## Source data
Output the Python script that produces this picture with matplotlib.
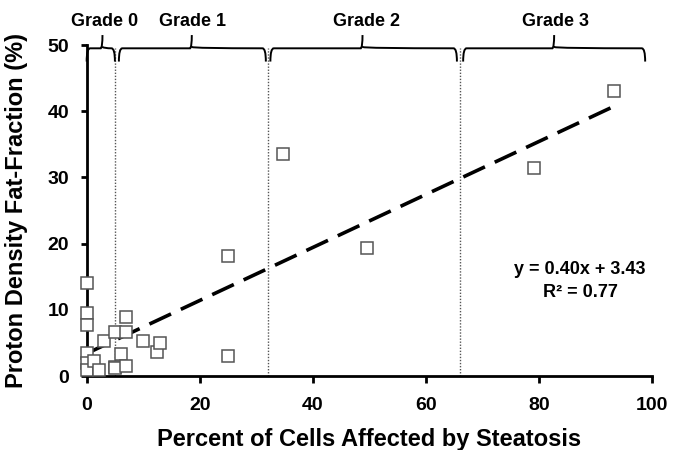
import matplotlib
matplotlib.use("Agg")
import matplotlib.pyplot as plt
from matplotlib.path import Path
from matplotlib.patches import PathPatch
import numpy as np

# ----------------------------- data -----------------------------#
pct_cells = [0, 0, 0, 0, 0, 0, 1.3, 2.2, 3.1, 5.1, 5.1, 5.1, 6.0, 7.0, 7.0, 7.0,
             10.0, 12.5, 13.0, 25.0, 25.0, 34.7, 49.6, 79.2, 93.2]
pdff = [14.0, 9.6, 7.8, 3.5, 2.0, 1.0, 2.3, 1.0, 5.3, 6.7, 1.4, 1.2, 3.3, 8.9, 6.7, 1.6,
        5.3, 3.7, 5.0, 18.2, 3.0, 33.5, 19.4, 31.5, 43.0]

fit_slope = 0.40
fit_icpt = 3.43
fit_x = [0, 93.2]

grade_labels = ["Grade 0", "Grade 1", "Grade 2", "Grade 3"]
grade_lo = [0, 5.7, 32.5, 66.6]
grade_hi = [5.0, 31.7, 65.5, 98.8]
grade_tip = [2.8, 18.6, 48.8, 82.7]
label_x = [3.2, 18.8, 49.5, 83.0]
grade_cuts = [5, 32, 66]

xticks = [0, 20, 40, 60, 80, 100]
yticks = [0, 10, 20, 30, 40, 50]

plt.rcParams["font.family"] = ["Liberation Sans", "DejaVu Sans"]
plt.rcParams["font.weight"] = "bold"

fig = plt.figure(figsize=(6.77, 4.5), dpi=100)
ax = fig.add_axes([0.128, 0.164, 0.835, 0.736])

# grade cut-offs
for c in grade_cuts:
    ax.plot([c, c], [0, 49.5], color="#555555", lw=1, ls=(0, (1, 1.2)), zorder=1)

# points
ax.plot(pct_cells, pdff, ls="none", marker="s", ms=8, mfc="white",
        mec="#555555", mew=1.1, clip_on=False, zorder=3)

# trend line
fx = np.array(fit_x)
ax.plot(fx, fit_slope * fx + fit_icpt, color="black", lw=2.6,
        ls=(0, (6.6, 3.0)), zorder=2)

ax.text(87.3, 16.1, "y = 0.40x + 3.43", ha="center", va="center", fontsize=13, fontweight="bold")
ax.text(87.3, 12.6, "R\u00b2 = 0.77", ha="center", va="center", fontsize=13, fontweight="bold")

# braces on top
y_line, y_end, y_tip, r = 49.5, 47.5, 51.5, 0.6
for lab, lo, hi, tip, lx in zip(grade_labels, grade_lo, grade_hi, grade_tip, label_x):
    verts = [(lo, y_end), (lo, y_line), (lo + r, y_line),
             (tip - 0.3, y_line), (tip, y_line + 0.2), (tip, y_tip),
             (tip, y_line + 0.2), (tip + 0.3, y_line),
             (hi - r, y_line), (hi, y_line), (hi, y_end)]
    codes = [Path.MOVETO, Path.CURVE3, Path.CURVE3,
             Path.LINETO, Path.CURVE3, Path.LINETO,
             Path.MOVETO, Path.CURVE3,
             Path.LINETO, Path.CURVE3, Path.CURVE3]
    ax.add_patch(PathPatch(Path(verts, codes), fill=False, lw=1.4,
                           ec="black", clip_on=False))
    ax.text(lx, 53.5, lab, ha="center", va="center", fontsize=13,
            fontweight="bold")

ax.set_xlim(0, 100)
ax.set_ylim(0, 50)
ax.set_xticks(xticks)
ax.set_yticks(yticks)
for s in ["top", "right"]:
    ax.spines[s].set_visible(False)
for s in ["left", "bottom"]:
    ax.spines[s].set_linewidth(2)
ax.tick_params(width=2, length=5, labelsize=14)
ax.tick_params(axis="x", pad=10)
ax.tick_params(axis="y", length=4.5, pad=8)
for t in ax.get_xticklabels() + ax.get_yticklabels():
    t.set_fontweight("bold")

ax.set_xlabel("Percent of Cells Affected by Steatosis", fontsize=17,
              fontweight="bold", labelpad=10)
ax.set_ylabel("Proton Density Fat-Fraction (%)", fontsize=17,
              fontweight="bold", labelpad=14)

fig.savefig("out.png", dpi=100)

## Set exercise
Pictures are excluded; copy all other data exactly as shown.

## Written response
Output the Python script that produces this picture with matplotlib.
import matplotlib
matplotlib.use("Agg")
import matplotlib.pyplot as plt
from matplotlib.path import Path
from matplotlib.patches import PathPatch
import numpy as np

# ----------------------------- data -----------------------------#
pct_cells = [0, 0, 0, 0, 0, 0, 1.3, 2.2, 3.1, 5.1, 5.1, 5.1, 6.0, 7.0, 7.0, 7.0,
             10.0, 12.5, 13.0, 25.0, 25.0, 34.7, 49.6, 79.2, 93.2]
pdff = [14.0, 9.6, 7.8, 3.5, 2.0, 1.0, 2.3, 1.0, 5.3, 6.7, 1.4, 1.2, 3.3, 8.9, 6.7, 1.6,
        5.3, 3.7, 5.0, 18.2, 3.0, 33.5, 19.4, 31.5, 43.0]

fit_slope = 0.40
fit_icpt = 3.43
fit_x = [0, 93.2]

grade_labels = ["Grade 0", "Grade 1", "Grade 2", "Grade 3"]
grade_lo = [0, 5.7, 32.5, 66.6]
grade_hi = [5.0, 31.7, 65.5, 98.8]
grade_tip = [2.8, 18.6, 48.8, 82.7]
label_x = [3.2, 18.8, 49.5, 83.0]
grade_cuts = [5, 32, 66]

xticks = [0, 20, 40, 60, 80, 100]
yticks = [0, 10, 20, 30, 40, 50]

plt.rcParams["font.family"] = ["Liberation Sans", "DejaVu Sans"]
plt.rcParams["font.weight"] = "bold"

fig = plt.figure(figsize=(6.77, 4.5), dpi=100)
ax = fig.add_axes([0.128, 0.164, 0.835, 0.736])

# grade cut-offs
for c in grade_cuts:
    ax.plot([c, c], [0, 49.5], color="#555555", lw=1, ls=(0, (1, 1.2)), zorder=1)

# points
ax.plot(pct_cells, pdff, ls="none", marker="s", ms=8, mfc="white",
        mec="#555555", mew=1.1, clip_on=False, zorder=3)

# trend line
fx = np.array(fit_x)
ax.plot(fx, fit_slope * fx + fit_icpt, color="black", lw=2.6,
        ls=(0, (6.6, 3.0)), zorder=2)

ax.text(87.3, 16.1, "y = 0.40x + 3.43", ha="center", va="center", fontsize=13, fontweight="bold")
ax.text(87.3, 12.6, "R\u00b2 = 0.77", ha="center", va="center", fontsize=13, fontweight="bold")

# braces on top
y_line, y_end, y_tip, r = 49.5, 47.5, 51.5, 0.6
for lab, lo, hi, tip, lx in zip(grade_labels, grade_lo, grade_hi, grade_tip, label_x):
    verts = [(lo, y_end), (lo, y_line), (lo + r, y_line),
             (tip - 0.3, y_line), (tip, y_line + 0.2), (tip, y_tip),
             (tip, y_line + 0.2), (tip + 0.3, y_line),
             (hi - r, y_line), (hi, y_line), (hi, y_end)]
    codes = [Path.MOVETO, Path.CURVE3, Path.CURVE3,
             Path.LINETO, Path.CURVE3, Path.LINETO,
             Path.MOVETO, Path.CURVE3,
             Path.LINETO, Path.CURVE3, Path.CURVE3]
    ax.add_patch(PathPatch(Path(verts, codes), fill=False, lw=1.4,
                           ec="black", clip_on=False))
    ax.text(lx, 53.5, lab, ha="center", va="center", fontsize=13,
            fontweight="bold")

ax.set_xlim(0, 100)
ax.set_ylim(0, 50)
ax.set_xticks(xticks)
ax.set_yticks(yticks)
for s in ["top", "right"]:
    ax.spines[s].set_visible(False)
for s in ["left", "bottom"]:
    ax.spines[s].set_linewidth(2)
ax.tick_params(width=2, length=5, labelsize=14)
ax.tick_params(axis="x", pad=10)
ax.tick_params(axis="y", length=4.5, pad=8)
for t in ax.get_xticklabels() + ax.get_yticklabels():
    t.set_fontweight("bold")

ax.set_xlabel("Percent of Cells Affected by Steatosis", fontsize=17,
              fontweight="bold", labelpad=10)
ax.set_ylabel("Proton Density Fat-Fraction (%)", fontsize=17,
              fontweight="bold", labelpad=14)

fig.savefig("out.png", dpi=100)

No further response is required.